A unique aspect of the present invention is that the embodiment for a sensor head 101 in FIG. 1C may optionally include wireless position receivers and transceivers (WiFi) 107 and 107B in order to more accurately obtain a position of the sensor head 101, as discussed above. In this manner, the wireless position receivers and transceivers (WiFi) 107 and the sensor array configuration 122, along with the array holder 127 can be used to more accurately obtain a position of the sensor head 101. However, it is to be understood that the sensor array configuration 122, along with the array holder 127 can be used on their own to accurately obtain a position of the sensor head 101.

FIG. 1D is perspective pictorial and block diagrams illustrating an embodiment for a sensor head 101 utilizing stationary ground makers 125 and height markers 126 for determining the position of the sensor head 101 with respect to the structure 116. Utilizing the ground markers 125 and height markers 126, the sensor head 101 can be pointed to these markers and the position data recorded to reference the sensor head 101 position with respect to the structure 116.
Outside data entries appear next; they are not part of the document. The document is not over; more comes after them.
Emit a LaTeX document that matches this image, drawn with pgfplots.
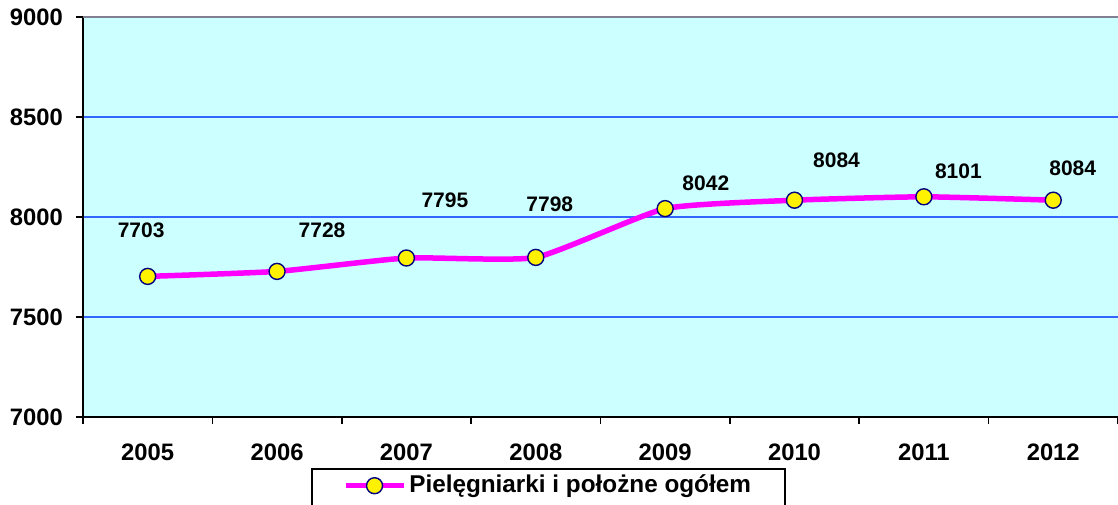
\documentclass[border=0pt]{standalone}
\usepackage{pgfplots}
\pgfplotsset{compat=1.18}
\usepackage{pgfplotstable}
\usepackage{fontspec}
\setmainfont{Liberation Sans}
\definecolor{bgc}{HTML}{CCFFFF}
\definecolor{gridc}{HTML}{3366FF}
\definecolor{mag}{HTML}{FF00FF}
\definecolor{navyc}{HTML}{000080}
\definecolor{topc}{HTML}{808090}

\pgfplotstableread{
x y dx dy
0 7703 -6.5 45.9
1 7728 45 40.9
2 7795 38.5 57.5
3 7798 14 53.6
4 8042 40.7 25.3
5 8084 42 39.7
6 8101 34.5 25.8
7 8084 19.5 32
}\datatab

\begin{document}
\begin{tikzpicture}
\begin{axis}[
  scale only axis, width=1035pt, height=400pt,
  xmin=-0.5, xmax=7.5, ymin=7000, ymax=9000,
  axis background/.style={fill=bgc},
  axis lines=left,
  axis line style={-, black, line width=1.6pt},
  /pgf/number format/assume math mode=true,
  /pgf/number format/1000 sep={},
  ytick={7000,7500,8000,8500},
  extra y ticks={9000},
  extra y tick style={grid style={topc, line width=1.6pt}},
  ymajorgrids,
  grid style={gridc, line width=1.3pt},
  tick align=outside,
  major tick length=7pt,
  tick style={black, line width=1.6pt},
  xtick={-0.5,0.5,...,7.5},
  xticklabels={},
  extra x ticks={0,1,2,3,4,5,6,7},
  extra x tick labels={2005,2006,2007,2008,2009,2010,2011,2012},
  extra x tick style={major tick length=0pt, xticklabel style={inner sep=0pt, anchor=north, yshift=-27pt}},
  yticklabel style={inner sep=0pt, anchor=east, xshift=-13pt},
  tick label style={font=\fontsize{23.8}{28}\selectfont\bfseries},
  legend style={at={(rel axis cs:0.2203,-0.1275)}, anchor=north west,
    draw=black, line width=1.6pt, inner xsep=31pt, inner ysep=3pt,
    font=\fontsize{24.3}{28}\selectfont\bfseries,
    nodes={inner sep=3pt, text depth=22pt}},
  legend image code/.code={
    \draw[#1, mark repeat=2, mark phase=2, yshift=9pt] plot coordinates {(0pt,0pt) (29pt,0pt) (58pt,0pt)};
  },
]
\addplot[mag, line width=5.5pt, smooth, tension=0.3,
  mark=*, mark size=8pt, mark options={fill=yellow, draw=navyc, line width=1.4pt},
  point meta=explicit symbolic,
  nodes near coords,
  visualization depends on={\thisrow{dx}\as\dx},
  visualization depends on={\thisrow{dy}\as\dy},
  every node near coord/.append style={anchor=center, inner sep=0pt, black,
    xshift=\dx pt, yshift=\dy pt, font=\fontsize{21}{25}\selectfont\bfseries},
] table[x=x, y=y, meta=y] {\datatab};
\addlegendentry{Pielęgniarki i położne ogółem}
\coordinate (bl) at (rel axis cs:0,0);
\end{axis}
\pgfresetboundingbox
\path[use as bounding box] (bl) ++(-83pt,-87pt) rectangle ++(1118pt,504pt);
\end{tikzpicture}
\end{document}
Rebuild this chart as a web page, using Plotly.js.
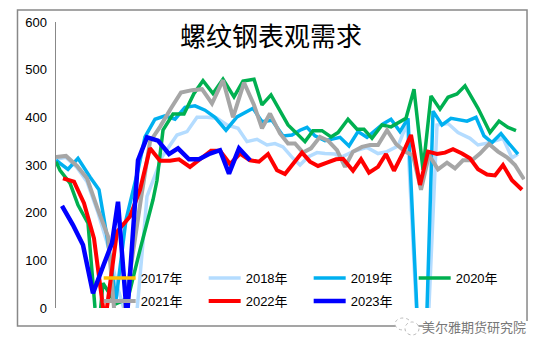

In some embodiments similar to FIG. 1D, the data obtained by pointing the sensor head 101 to the ground markers 125 and height markers 126 is combined with the distance measurements sensor such as ultrasonic range distance measurement finder 108, an optical or lased distance measurement sensor placed on the sensor head 101, an accelerometer based sensor attached to the sensor head 101, an inertial mass sensor or a magnetometer attached to the sensor head 101, a wireless positioning based sensor 107 and 107B attached to sensor head 101, or any combination thereof, to achieve an accurate determination of the sensor head 101 position with respect to the structure 116.

Another unique aspect of the present invention is that the embodiment for a sensor head 101 in FIG. 1D may optionally include wireless position receivers and transceivers (WiFi) 107 and 107B in order to more accurately obtain a position of the sensor head 101, as discussed above. In this manner, the wireless position receivers and transceivers (WiFi) 107 and 107B and the ground markers 125 and height markers 126 combined with the distance measurements sensor such as ultrasonic range distance measurement finder 108 can be used to more accurately obtain a position of the sensor head 101 with respect to structure 116. However, it is to be understood that the ground markers 125 and height markers 126 combined with the distance measurements sensor such as ultrasonic range distance measurement finder 108 can be used on their own to accurately obtain a position of the sensor head 101 with respect to structure 116.

In some embodiments similar to FIG. 1D, the sensor head 101 contains a laser source 134 or a light source that produces a small point, a cross, a circular mark, or an arbitrary light shape to enable accurate pointing and centering of the sensor head 101 towards the ground markers 125 and height markers 126.

In other embodiments similar to FIG. 1D, the sensor head 101 contains additional optical sensors or imaging sensors directed at multiple orientations that record the position of sensor head 101 by utilizing the ground markers 125 and height markers 126 without the need to point the sensor head to each marker.

In some embodiments similar to FIG. 1D, one or more cameras 135 are attached to the sensor head 101 to detect the position of the sensor head with respect to the ground markers 125 and height markers 126 using image registration.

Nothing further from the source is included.